- [WHAT TO DO]:
Omit all pictures. Copy the rest of the material exactly.

>> BEGIN

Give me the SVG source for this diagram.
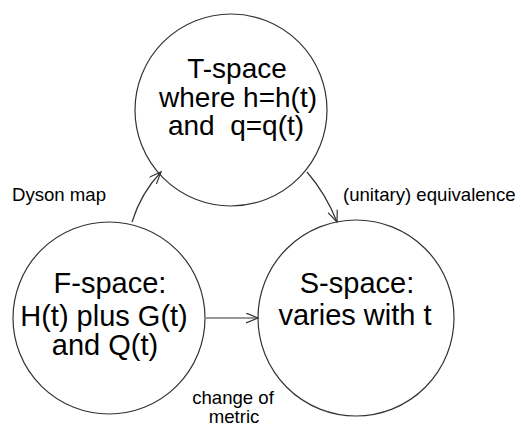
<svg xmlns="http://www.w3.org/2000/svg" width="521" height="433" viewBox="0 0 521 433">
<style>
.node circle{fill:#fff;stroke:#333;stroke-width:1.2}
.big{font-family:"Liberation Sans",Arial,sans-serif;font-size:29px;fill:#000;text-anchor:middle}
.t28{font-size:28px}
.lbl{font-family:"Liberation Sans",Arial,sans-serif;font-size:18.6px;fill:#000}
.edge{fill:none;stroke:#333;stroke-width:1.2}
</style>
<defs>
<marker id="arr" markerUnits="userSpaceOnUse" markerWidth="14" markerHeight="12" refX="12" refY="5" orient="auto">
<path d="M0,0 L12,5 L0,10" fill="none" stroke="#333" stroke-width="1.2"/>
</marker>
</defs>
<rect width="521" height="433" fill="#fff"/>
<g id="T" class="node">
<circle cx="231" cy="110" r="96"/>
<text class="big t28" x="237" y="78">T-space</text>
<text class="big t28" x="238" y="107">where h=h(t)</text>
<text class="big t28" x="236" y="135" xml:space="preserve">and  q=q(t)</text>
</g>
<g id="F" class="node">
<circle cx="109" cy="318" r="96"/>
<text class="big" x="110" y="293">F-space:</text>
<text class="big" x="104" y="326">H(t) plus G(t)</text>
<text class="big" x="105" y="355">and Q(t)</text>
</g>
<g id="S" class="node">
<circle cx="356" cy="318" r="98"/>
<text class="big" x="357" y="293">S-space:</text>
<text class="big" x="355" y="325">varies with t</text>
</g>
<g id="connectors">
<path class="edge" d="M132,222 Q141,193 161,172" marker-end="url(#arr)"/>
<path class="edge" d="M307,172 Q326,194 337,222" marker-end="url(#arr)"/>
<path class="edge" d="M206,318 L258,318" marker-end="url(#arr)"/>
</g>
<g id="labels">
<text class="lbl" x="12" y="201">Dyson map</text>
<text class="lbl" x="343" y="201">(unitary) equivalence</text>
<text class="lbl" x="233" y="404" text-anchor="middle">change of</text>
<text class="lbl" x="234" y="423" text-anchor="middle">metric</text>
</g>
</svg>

>> END

- [OUTPUT]:
Give me the SVG source for this diagram.
<svg xmlns="http://www.w3.org/2000/svg" width="521" height="433" viewBox="0 0 521 433">
<style>
.node circle{fill:#fff;stroke:#333;stroke-width:1.2}
.big{font-family:"Liberation Sans",Arial,sans-serif;font-size:29px;fill:#000;text-anchor:middle}
.t28{font-size:28px}
.lbl{font-family:"Liberation Sans",Arial,sans-serif;font-size:18.6px;fill:#000}
.edge{fill:none;stroke:#333;stroke-width:1.2}
</style>
<defs>
<marker id="arr" markerUnits="userSpaceOnUse" markerWidth="14" markerHeight="12" refX="12" refY="5" orient="auto">
<path d="M0,0 L12,5 L0,10" fill="none" stroke="#333" stroke-width="1.2"/>
</marker>
</defs>
<rect width="521" height="433" fill="#fff"/>
<g id="T" class="node">
<circle cx="231" cy="110" r="96"/>
<text class="big t28" x="237" y="78">T-space</text>
<text class="big t28" x="238" y="107">where h=h(t)</text>
<text class="big t28" x="236" y="135" xml:space="preserve">and  q=q(t)</text>
</g>
<g id="F" class="node">
<circle cx="109" cy="318" r="96"/>
<text class="big" x="110" y="293">F-space:</text>
<text class="big" x="104" y="326">H(t) plus G(t)</text>
<text class="big" x="105" y="355">and Q(t)</text>
</g>
<g id="S" class="node">
<circle cx="356" cy="318" r="98"/>
<text class="big" x="357" y="293">S-space:</text>
<text class="big" x="355" y="325">varies with t</text>
</g>
<g id="connectors">
<path class="edge" d="M132,222 Q141,193 161,172" marker-end="url(#arr)"/>
<path class="edge" d="M307,172 Q326,194 337,222" marker-end="url(#arr)"/>
<path class="edge" d="M206,318 L258,318" marker-end="url(#arr)"/>
</g>
<g id="labels">
<text class="lbl" x="12" y="201">Dyson map</text>
<text class="lbl" x="343" y="201">(unitary) equivalence</text>
<text class="lbl" x="233" y="404" text-anchor="middle">change of</text>
<text class="lbl" x="234" y="423" text-anchor="middle">metric</text>
</g>
</svg>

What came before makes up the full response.